I got yet another email remarking on how amazing my friends are. This one from an old friend whose emails have been a new light in my life the past few days. It gave me an idea to profile different members of the Driving Miss Craisy group since they are such amazing women. We begin with Kathy because she was very silly yesterday and made me laugh til I pulled a muscle.
Let me try to explain Kathy S. if I can. Remember how the soldiers in the Nam were cautioned that “Charlie” was everywhere and to be afraid of the harmless old lady, the sweet little kid? Kathy has that level of stealth. She appears to be a normal suburban mom. She has two beautiful, polite and good natured children, a charming and handsome businessman husband who chuckles benevolently at my offensive jokes, a gorgeous and immaculate home and a hybrid SUV. Her hair is perfectly in place and tastefully styled, she’s slender, beautiful and well-dressed – achieving that balance of youthful but not trying too hard to be youthful. She plays bunko.
Don’t be fooled.
Kathy is in reality an irreverent, wickedly funny weirdo. This is a woman who (along with her henchwoman who I’ll write about another day) bought me an inflatable redheaded doll to give to my then-husband so as to free up my time. ( the doll ended up usurping me in the holiday greeting card the following year…we clothed her don’t worry) Kathy is forever plotting little practical jokes all of which amuse me to no end but yesterday’s was delicious.

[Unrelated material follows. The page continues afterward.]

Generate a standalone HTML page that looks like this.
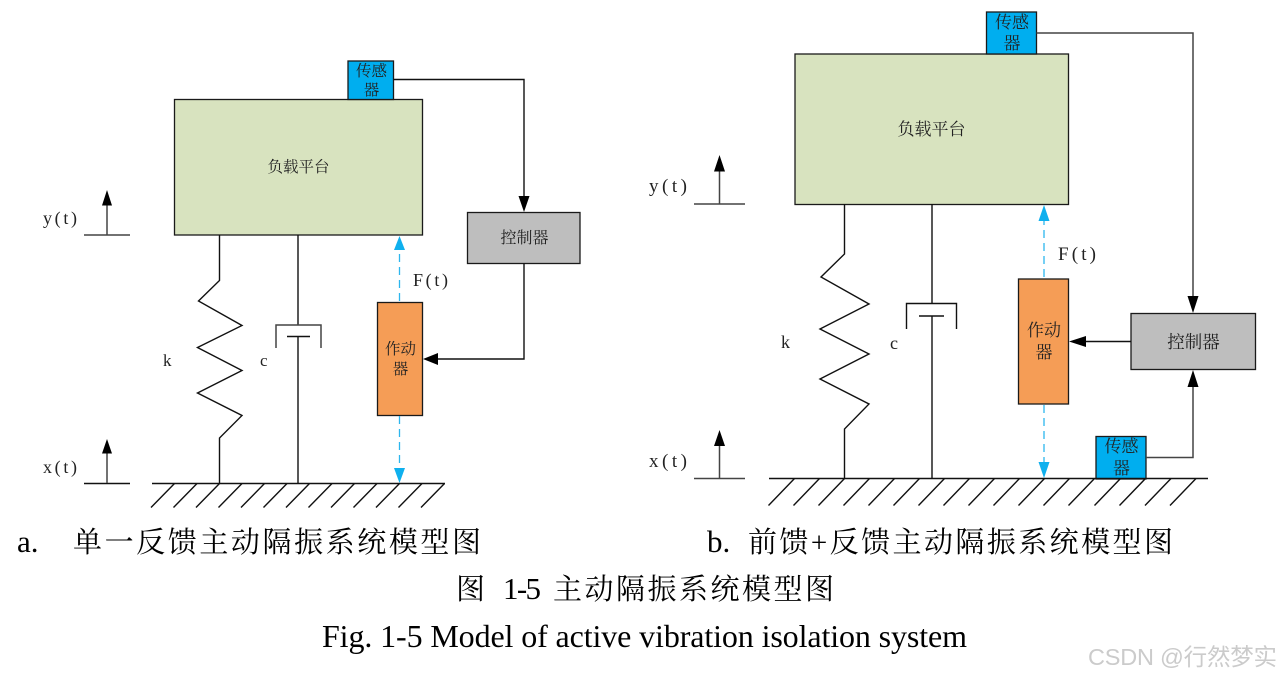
<!DOCTYPE html>
<html>
<head>
<meta charset="utf-8">
<style>
html,body{margin:0;padding:0;background:#fff;width:1280px;height:678px;overflow:hidden}
svg{display:block}
.l{fill:none;stroke:#111;stroke-width:1.4}
.g{fill:none;stroke:#444;stroke-width:1.5}
.d{fill:none;stroke:#2db6ee;stroke-width:1.3;stroke-dasharray:8 5}
.b{stroke:#1a1a1a;stroke-width:1.3}
.t{font-family:"Liberation Serif","Noto Serif CJK SC",serif;fill:#222}
.c{font-family:"Liberation Serif","Noto Serif CJK SC",serif;fill:#000}
</style>
</head>
<body>
<svg width="1280" height="678" viewBox="0 0 1280 678" xmlns="http://www.w3.org/2000/svg">
<!-- LEFT diagram -->
<rect class="b" x="174.5" y="99.5" width="248" height="135.5" fill="#d8e3bf"/>
<rect class="b" x="348" y="61" width="45.5" height="38.5" fill="#00aeef"/>
<text class="t" x="371.5" y="76" font-size="15.5" text-anchor="middle">传感</text>
<text class="t" x="371.5" y="95" font-size="15.5" text-anchor="middle">器</text>
<text class="t" x="298.5" y="172" font-size="15.5" text-anchor="middle">负载平台</text>
<polyline class="l" points="393.5,79.5 524,79.5 524,197"/>
<polygon points="518.5,196 529.5,196 524,212"/>
<rect class="b" x="467.5" y="212.5" width="112.5" height="51" fill="#bebebe"/>
<text class="t" x="524.5" y="243" font-size="16" text-anchor="middle">控制器</text>
<polyline class="l" points="524,263.5 524,359 437,359"/>
<polygon points="438,353 438,365 423,359"/>
<rect class="b" x="377.5" y="302.5" width="45" height="113" fill="#f59d56"/>
<text class="t" x="400.5" y="354" font-size="15.5" text-anchor="middle">作动</text>
<text class="t" x="400.5" y="374" font-size="15.5" text-anchor="middle">器</text>
<line class="d" x1="399.5" y1="301" x2="399.5" y2="250"/>
<polygon fill="#0fb0ee" points="394,250 405,250 399.5,236"/>
<line class="d" x1="399.5" y1="416" x2="399.5" y2="469"/>
<polygon fill="#0fb0ee" points="394,468 405,468 399.5,483"/>
<text class="t" x="413" y="286" font-size="18" textLength="35" lengthAdjust="spacing">F(t)</text>
<polyline class="l" points="219.5,235 219.5,280.5 198.5,301 242,325.5 197.5,347.5 242,370.5 197.5,393 242,415.5 219.5,438 219.5,483"/>
<polyline class="l" points="298,235 298,325"/>
<polyline class="g" points="276,348 276,325 321,325 321,348"/>
<line class="l" x1="287" y1="336.5" x2="310" y2="336.5"/>
<line class="l" x1="298" y1="336.5" x2="298" y2="483"/>
<text class="t" x="163" y="366" font-size="17">k</text>
<text class="t" x="260" y="366" font-size="17">c</text>
<line class="g" x1="84" y1="235" x2="130" y2="235"/>
<line class="g" x1="107" y1="204" x2="107" y2="235"/>
<polygon points="102,205.5 112,205.5 107,190"/>
<text class="t" x="43" y="224" font-size="18" textLength="34" lengthAdjust="spacing">y(t)</text>
<line class="l" x1="84" y1="483.5" x2="130" y2="483.5"/>
<line class="g" x1="107" y1="452" x2="107" y2="483"/>
<polygon points="102,453.5 112,453.5 107,439"/>
<text class="t" x="43" y="473" font-size="18" textLength="34" lengthAdjust="spacing">x(t)</text>
<line class="l" x1="152" y1="483.5" x2="445" y2="483.5"/>
<path class="l" stroke-width="1.2" d="M174.5 483.5l-23.5 24M197 483.5l-23.5 24M219.5 483.5l-23.5 24M242 483.5l-23.5 24M264.5 483.5l-23.5 24M287 483.5l-23.5 24M309.5 483.5l-23.5 24M332 483.5l-23.5 24M354.5 483.5l-23.5 24M377 483.5l-23.5 24M399.5 483.5l-23.5 24M422 483.5l-23.5 24M444.5 483.5l-23.5 24"/>

<!-- RIGHT diagram -->
<rect class="b" x="795" y="54" width="273.5" height="150.5" fill="#d8e3bf"/>
<rect class="b" x="986.5" y="12" width="50" height="42" fill="#00aeef"/>
<text class="t" x="1012" y="28" font-size="17" text-anchor="middle">传感</text>
<text class="t" x="1012" y="49" font-size="17" text-anchor="middle">器</text>
<text class="t" x="931.5" y="135" font-size="17" text-anchor="middle">负载平台</text>
<polyline class="g" points="1036.5,33 1193,33 1193,297"/>
<polygon points="1187.5,296 1198.5,296 1193,313"/>
<rect class="b" x="1131" y="313.5" width="124.5" height="56" fill="#bebebe"/>
<text class="t" x="1193.5" y="348" font-size="17.5" text-anchor="middle">控制器</text>
<line class="l" x1="1131" y1="341.5" x2="1085" y2="341.5"/>
<polygon points="1086,336 1086,347 1069,341.5"/>
<rect class="b" x="1018.5" y="279" width="50" height="125" fill="#f59d56"/>
<text class="t" x="1044" y="336" font-size="17" text-anchor="middle">作动</text>
<text class="t" x="1044" y="358" font-size="17" text-anchor="middle">器</text>
<line class="d" x1="1044" y1="277" x2="1044" y2="220"/>
<polygon fill="#0fb0ee" points="1038.5,221 1049.5,221 1044,205"/>
<line class="d" x1="1044" y1="405" x2="1044" y2="463"/>
<polygon fill="#0fb0ee" points="1038.5,462 1049.5,462 1044,478"/>
<text class="t" x="1058" y="260" font-size="19" textLength="38" lengthAdjust="spacing">F(t)</text>
<rect class="b" x="1096" y="436.5" width="50" height="42.5" fill="#00aeef"/>
<text class="t" x="1121.5" y="452" font-size="17" text-anchor="middle">传感</text>
<text class="t" x="1121.5" y="474" font-size="17" text-anchor="middle">器</text>
<polyline class="g" points="1146,457.5 1193,457.5 1193,386"/>
<polygon points="1187.5,387 1198.5,387 1193,370"/>
<polyline class="l" points="844.5,204 844.5,254 821,277 869,304 820,329 869,354 820,379 869,404 844.5,429 844.5,479"/>
<line class="l" x1="932" y1="204" x2="932" y2="303.5"/>
<polyline class="l" points="906.5,329 906.5,303.5 956.5,303.5 956.5,329"/>
<line class="l" x1="919" y1="316" x2="944" y2="316"/>
<line class="l" x1="932" y1="316" x2="932" y2="479"/>
<text class="t" x="781" y="348" font-size="18">k</text>
<text class="t" x="890" y="349" font-size="18">c</text>
<line class="g" x1="694" y1="204" x2="745" y2="204"/>
<line class="g" x1="719.5" y1="170" x2="719.5" y2="204"/>
<polygon points="714,171.5 725,171.5 719.5,155"/>
<text class="t" x="649" y="192" font-size="19" textLength="38" lengthAdjust="spacing">y(t)</text>
<line class="g" x1="694" y1="478.5" x2="745" y2="478.5"/>
<line class="g" x1="719.5" y1="445" x2="719.5" y2="479"/>
<polygon points="714,446 725,446 719.5,430"/>
<text class="t" x="649" y="467" font-size="19" textLength="38" lengthAdjust="spacing">x(t)</text>
<line class="l" x1="769" y1="478.5" x2="1208" y2="478.5"/>
<path class="l" d="M794.5 478.5l-26 27M819.5 478.5l-26 27M844.5 478.5l-26 27M869.5 478.5l-26 27M894.5 478.5l-26 27M919.5 478.5l-26 27M944.5 478.5l-26 27M969.5 478.5l-26 27M994.5 478.5l-26 27M1019.5 478.5l-26 27M1044.5 478.5l-26 27M1069.5 478.5l-26 27M1094.5 478.5l-26 27M1120.5 478.5l-26 27M1145.5 478.5l-26 27M1171 478.5l-26 27M1196 478.5l-26 27"/>

<!-- Captions -->
<text class="c" x="17" y="552" font-size="31">a.</text>
<text class="c" x="73" y="552" font-size="29" textLength="408" lengthAdjust="spacing">单一反馈主动隔振系统模型图</text>
<text class="c" x="707" y="552" font-size="31">b.</text>
<text class="c" x="748" y="552" font-size="29" textLength="425" lengthAdjust="spacing">前馈+反馈主动隔振系统模型图</text>
<text class="c" x="456" y="599" font-size="29">图</text>
<text class="c" x="503" y="599" font-size="31" textLength="38" lengthAdjust="spacing">1-5</text>
<text class="c" x="553" y="599" font-size="29" textLength="281" lengthAdjust="spacing">主动隔振系统模型图</text>
<text class="c" x="322" y="647" font-size="32" textLength="645" lengthAdjust="spacing">Fig. 1-5 Model of active vibration isolation system</text>
<!-- Watermark -->
<text x="1088" y="665" font-size="23.5" fill="#cbcbcb" font-family="'Liberation Sans','Noto Sans CJK SC',sans-serif" textLength="189" lengthAdjust="spacing">CSDN @行然梦实</text>
</svg>
</body>
</html>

Kathy had driven Mac and me to our rehearsal 2 days ago where she had witnessed me stopping Mac from putting graffiti on a sign. Now Mac and I were the ones who thought of crucifying a giant easter bunny on the huge illuminated cross that sits on public land near our home ( a protest bunny – like whatever happened to separation of church and state? ) I have no problem with public protest but somehow I am jarred by graffiti. Kathy suggested post-it notes, which made us laugh out loud at its sheer lameness as an act of civil disobedience. The post-it vandal.
Well the next day, she shows up with a bag of large, extra-sticky post its, a thick black marker and a mask…made from a giant post-it with two eyeholes cut out. Mac donned the mask, rolled on the ground a few times to his target looked stealthily in both directions and placed his protest post-it on the offending sign while we cracked up. The post-it vandal concept is actually quite ingenious. All over campus I saw silly post-it messages signed “the post-it vandal.” Add that to the life-worth-living list.
I love the way Kathy’s eyes twinkle when she or someone else has made a wicked joke or practical joke. Her whole face is illuminated. I love the way she swoops in and puts her arm into the arm of a homeless man and gently, lovingly guides him from a club where he’s unwittingly become the center of a mounting scene. I love how she takes a project on ( now mac and me) like a mission and how indefatigable she is to that end. Or the way she devours a book. Or plans a public pillow fight. Or clips articles about brutal dictators for my son instead of being horrified that he’s interested in them.
We are none of us what we seem. We are an astonishing and often irritating mix of contradictions, surprises and revelations that take one’s breath away.
I want to put a post-it somewhere – maybe the pedestrian overpass by University Ave, maybe the boys bathroom at Bentley, maybe outside a Bunko game she’s attending that says I >heart< Kathy! Signed, the Post-it Vandal.